Dari ruangan itu pula, Fachri akhirnya tahu kalo dia pasien suspect corona, berdasarkan gejala dan riwayat perjalanannya.
"Akhirnya gua dipindahkan ke ruang khusus isolasi pasien Covid-19. Mau tau gimana kondisi ruangannya? ruangan isolasi ini diisi sama 6 orang pasien dengan kriteria sakit beda-beda. Mulai dari yang keliatan sehat sampe yang batuknya sering tuh ada, dicampur di ruang itu," terangnya lagi.
Sementara menunggu di ruang isolasi tersebut, beberapa pasien lain dipindah ke RS rujukan lain. Fachri akhirnya mendapat jadwal test swab pukul 11 siang untuk memastikan dirinya termasuk pasien positif corona atau tidak.
Namun, seperti yang diketahui banyak orang alat pemeriksaan Corona di Indonesia tak secanggih alat milik negara tetangga.
Baca Juga: Pasien Orangtua Kena Corona di Depok Akhirnya Dinyatakan Sembuh
"Hasil tes swab baru bisa diketahui paling cepet 3 hari. Lama banget ngga tuh?," ulasnya lagi.
Karena belum tahu hasil akhirnya, Fachri dan beberapa pasien dipulangkan. "Setelah tes swab kita semua dianjurkan untuk pulang dan karantina mandiri di rumah sambil nunggu hasil. Kalo positif, ya kita bakal dijemput pake ambulans. Ini juga dilakukan karena jumlah ruang isolasi terbatas, sedangkan jumlah pasien suspect dan positif terus nambah," jelasnya lagi pasrah.
Pada akhirnya, dia jadi tahu kalo Indonesia masih gagap menangani corona. Hal itu ia dengar lamgsung dari tim medis yang bekerja.
"Tadi gua sempet ngobrol juga sama dokternya, dan dia mengakui kalo Indonesia tuh nggak siap ngadapin corona. Sangat gagap bahkan dalam pelayanan medis. Dengan metode tes swab yang kayak sekarang, nggak heran kalo banyak yang underdiagnosed.
"Kenapa gua bilang banyak yang underdiagnosed (Jumlah angka official jauh lebih kecil dr jumlah kasus real di lapangan)? Ya karena nggak semua orang bisa ngecek dan mau ngecek. Fasilitas kita masih sangat terbatas, bahkan petugas medis yang nanganin pasien aja nggak bisa tes swab," terangnya lagi.
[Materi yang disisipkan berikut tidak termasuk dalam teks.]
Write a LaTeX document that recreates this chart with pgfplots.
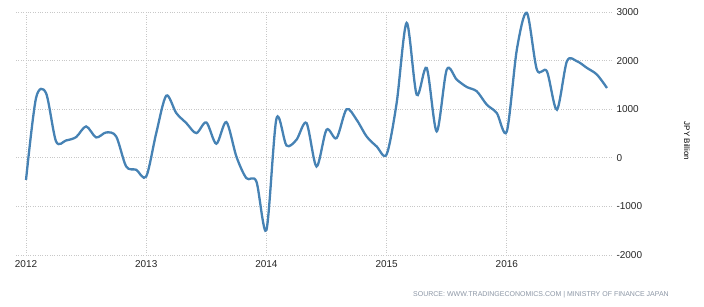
\documentclass[border=0pt]{standalone}
\usepackage{pgfplots}
\pgfplotsset{compat=1.18}
\usepackage{fontspec}
\setmainfont{Liberation Sans}
\definecolor{lineblue}{RGB}{70,130,180}
\definecolor{gridgray}{RGB}{200,200,200}
\definecolor{srcgray}{RGB}{140,150,165}
\begin{document}
\begin{tikzpicture}[x=1pt,y=1pt]
\path[use as bounding box] (0,0) rectangle (704,307);
\begin{axis}[
  at={(16pt,52pt)}, anchor=south west,
  scale only axis, width=596pt, height=243pt,
  xmin=-1, xmax=58.5, ymin=-2000, ymax=3000,
  axis line style={draw=none},
  major tick length=0pt,
  xtick={0,12,24,36,48}, xticklabels={2012,2013,2014,2015,2016},
  ytick={-2000,-1000,0,1000,2000,3000},
  yticklabels={-2000,-1000,0,1000,2000,3000},
  yticklabel pos=right,
  yticklabel style={anchor=west, xshift=1pt, font=\fontsize{10}{12}\selectfont, text=black!85},
  xticklabel style={yshift=-2pt, font=\fontsize{10}{12}\selectfont, text=black!85},
  grid=major,
  major grid style={gridgray, dotted, line width=0.8pt},
  clip=false,
]
\addplot[lineblue, line width=2.3pt, smooth, tension=0.5] table {
x y
0 -454
1 1230
2 1330
3 337
4 357
5 426
6 646
7 419
8 522
9 440
10 -179
11 -247
12 -385
13 508
14 1278
15 921
16 715
17 508
18 728
19 289
20 735
21 27
22 -419
23 -488
24 -1485
25 804
26 254
27 371
28 715
29 -179
30 577
31 405
32 1000
33 784
34 440
35 234
36 70
37 1127
38 2777
39 1299
40 1849
41 543
42 1814
43 1608
44 1457
45 1368
46 1093
47 921
48 543
49 2227
50 2983
51 1814
52 1780
53 990
54 1986
55 1986
56 1849
57 1711
58 1436
};
\end{axis}
\node[rotate=-90, font=\fontsize{8}{10}\selectfont] at (687,166) {JPY Billion};
\node[anchor=west, font=\fontsize{7}{8}\selectfont, text=srcgray, inner sep=0pt] at (413,12) {SOURCE: WWW.TRADINGECONOMICS.COM \textbar\ MINISTRY OF FINANCE JAPAN};
\end{tikzpicture}
\end{document}
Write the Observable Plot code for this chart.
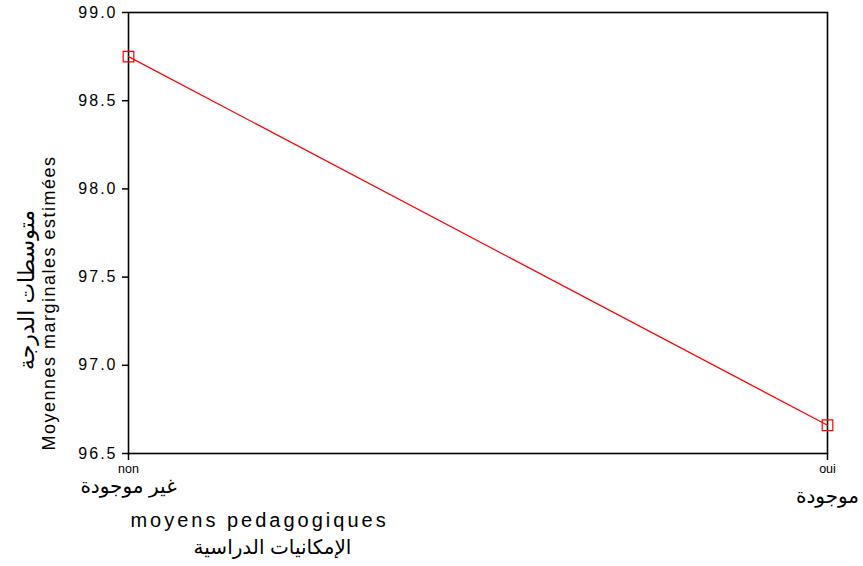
<!DOCTYPE html>
<html>
<head>
<meta charset="utf-8">
<script src="https://cdn.jsdelivr.net/npm/d3@7"></script>
<script src="https://cdn.jsdelivr.net/npm/@observablehq/plot@0.6"></script>
<style>
body { margin: 0; background: #fff; }
</style>
</head>
<body>
<div id="chart"></div>
<script>
const categories = ["non", "oui"];
const categoriesAr = ["غير موجودة", "موجودة"];
const means = [98.75, 96.66];
const yTicks = [96.5, 97.0, 97.5, 98.0, 98.5, 99.0];
const xTitle = "moyens pedagogiques";
const xTitleAr = "الإمكانيات الدراسية";
const yTitle = "Moyennes marginales estimées";
const yTitleAr = "متوسطات الدرجة";

const data = categories.map((c, i) => ({cat: c, ar: categoriesAr[i], value: means[i]}));

const chart = Plot.plot({
  width: 863,
  height: 566,
  marginLeft: 128,
  marginRight: 36,
  marginTop: 12,
  marginBottom: 113,
  style: {fontFamily: "'Liberation Sans', Arial, 'DejaVu Sans', sans-serif", background: "#fff"},
  x: {type: "point", domain: categories, padding: 0},
  y: {domain: [96.5, 99.0]},
  marks: [
    Plot.frame({stroke: "#000", strokeWidth: 1.6}),
    Plot.axisY({ticks: yTicks, tickFormat: d3.format(".1f"), tickSize: 6, tickPadding: 5, fontSize: 16, stroke: "#000", strokeWidth: 1.5, label: null, color: "#000"}),
    Plot.axisX({tickSize: 7, tickFormat: () => "", label: null, stroke: "#000", strokeWidth: 1.5}),
    Plot.text(data, {x: "cat", text: "cat", frameAnchor: "bottom", lineAnchor: "middle", dy: 15, fontSize: 12.5, fill: "#000"}),
    Plot.text(data.filter(d => d.cat === "non"), {x: "cat", text: "ar", frameAnchor: "bottom", lineAnchor: "middle", dy: 33, fontSize: 20, fill: "#000"}),
    Plot.text(data.filter(d => d.cat === "oui"), {x: "cat", text: "ar", frameAnchor: "bottom", lineAnchor: "middle", dy: 43, fontSize: 20, fill: "#000"}),
    Plot.line(data, {x: "cat", y: "value", stroke: "red", strokeWidth: 1.2}),
    Plot.dot(data, {x: "cat", y: "value", symbol: "square", r: 6, stroke: "red", strokeWidth: 1.2, fill: "none"}),
    Plot.text([xTitle], {text: d => d, frameAnchor: "bottom-left", textAnchor: "middle", lineAnchor: "middle", dx: 131, dy: 67, fontSize: 20, fill: "#000"}),
    Plot.text([xTitleAr], {text: d => d, frameAnchor: "bottom-left", textAnchor: "middle", lineAnchor: "middle", dx: 144, dy: 94, fontSize: 20, fill: "#000"}),
    Plot.text([yTitle], {text: d => d, frameAnchor: "left", textAnchor: "middle", lineAnchor: "middle", dx: -79, dy: 70, rotate: -90, fontSize: 18, fill: "#000"}),
    Plot.text([yTitleAr], {text: d => d, frameAnchor: "left", textAnchor: "middle", lineAnchor: "middle", dx: -102, dy: 57, rotate: -90, fontSize: 22, fill: "#000"})
  ]
});
const sel = d3.select(chart);
sel.selectAll('g[aria-label="y-axis tick label"] text').style("letter-spacing", "2px");
sel.selectAll("text").each(function() {
  const t = this.textContent;
  if (t === xTitle) d3.select(this).style("letter-spacing", "3px");
  if (t === yTitle) d3.select(this).style("letter-spacing", "1.5px");
});
document.getElementById("chart").appendChild(chart);
</script>
</body>
</html>
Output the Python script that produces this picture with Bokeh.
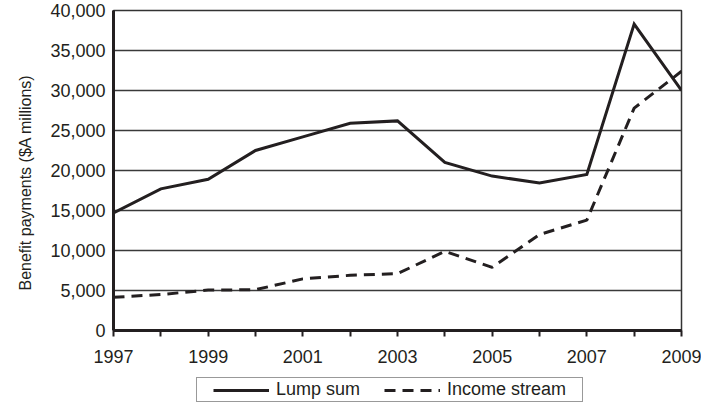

Mengalami kejadian semrawut seperti ini, Fachri menyatakan bahwa Indonesia tidak boleh lagi meremehkan virus tersebut.
"Kenapa sih ini semua bisa terjadi? ya karena Indonesia tuh SOMBONG! Sangat meremehkan virus ini ketika pertama kali muncul di Wuhan. Alih-alih mempersiapkan dengan serius, kita malah jadikan bahan bercandaan dan menantang riset havard yang bilang virus ini sudah ada di Indonesia.
Baca Juga: Cegah Penyebaran Virus Corona, Pelajar di Jepang Rayakan Wisuda Pake Minecraft
"Pada awal-awal virus ini muncul, kita lebih memilih buat bayar influencer 72M dan kasih diskon pesawat. Di saat negara lain serius memandang corona, negara ini malah meremehkan. Jangan heran kalo sekarang kita gagap menangani ini. Karena kita nggak siap!" Kritiknya.
"Bahkan ketika Covid-19 sudah mulai mewabah di Indonesia, Menkes kita masih sempat-sempatnya mengedepankan hal simbolik, seperti pengangkatan Duta Imunitas Corona Sejati, daripada konkret membenahi masalah pelayanan kesehatan kita," cerocosnya lagi.
Yang dapat diambil pelajaran dari kisah Fachri adalah bahwa tidak semua yang sadar memeriksakan diri ke RS Rujukan setelah mengalami gejala dan tracing mandiri langsung ditangani medis.
Pasalnya butuh kondisi tertentu bagi pasien untuk bisa mendapat antrean test swab.
"Sekedar informasi, pelayanan kesehatan kita buat mengatasi Covid-19 masih belum siap. Di Indonesia, anda bisa tes corona adalah sebuah privilege, karena nggak semua orang bisa tes!," katanya lagi.
Yamg terpenting, jika tracingnya tidak jelas maka pasien tidak diprioritaskan.
"Karena kalo lunggak pernah ke luar negeri/ kontak langsung sama pasien positif corona, besar kemungkinan lu nggak bakal dicek," tambahnya.